The Fed maintains that further tightening is likely to occur, but has held off on raising rates in their most recent session (June 14th) to witness the impact of previous rate hikes on the economy. While inflation is easing, it appears that further rate hikes are likely to occur, potentially adversely affecting the market.
Graph 1: Percent Change in CPI from Jan 2021 to May 2023. Peak occurs in December 2022, with steady decline ever since.
Debt Ceiling Tensions Resolved
After months of debate in Congress, both Houses have successfully passed legislation to suspend the debt ceiling until the elections in November 2024. Under the legislation, Federal government expenditures have been significantly reduced (with the exception of Defense Spending), potentially helping alleviate some of the inflationary burden the economy is facing.
The deal also had provisions for energy vehicle (EV) and autonomous vehicle (AV) companies, allowing them to more easily acquire development permits, making production and entry into the market much simpler.

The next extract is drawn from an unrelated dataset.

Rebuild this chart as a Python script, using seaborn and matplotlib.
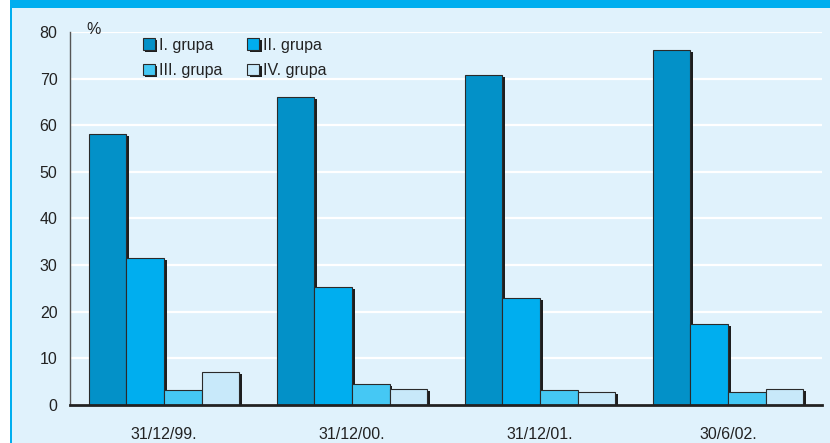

Broader Economy Is Slowing
The economy remains at near-historic lows in unemployment, sitting at just 3.6%. Furthermore, the quality of labour has increased significantly, with the prime age employment-to-population ratio at 80.8% (the highest it’s been in nearly 20 years). This indicates that the likelihood of a recession is quite low, as unemployment rates would have to rise incredibly quickly for that to occur.
Graph 2: U6 Unemployment Rate from 2018 to 2023.
Graph 3: Prime Age (25-54 Yrs) Employment-To-Population Ratio 2000 to 2023
However, signs show the economy is slowing down. Business investment in equipment has fallen, and is expected to continue falling as a result of the recent interest rate increases. Investments in intellectual property have also slowed in recent quarters, indicating muted growth in the near-term until inflationary pressures recede and the market adjusts to the new rates.
Graph 4: Business Investment in Equipment 2020 – 2023. The graph peaks between Q2 and Q3 2022 and steadily declines from that point onwards.
US Equities Growth
The financial markets have seen continued growth over the last year, with the S&P 500 up 15.5%. Key industries responsible for this growth include IT, Consumer Discretionary, and Communication Services.
Graph 5: Change in specific S&P 500 sectors.
Bonds, alongside equities, have seen a modest recovery since the beginning of the year. The S&P High Yield US Corporate Bond Index is up 4.58%, indicating that bonds are still growing in value and yield despite fears over bond investment earlier this year.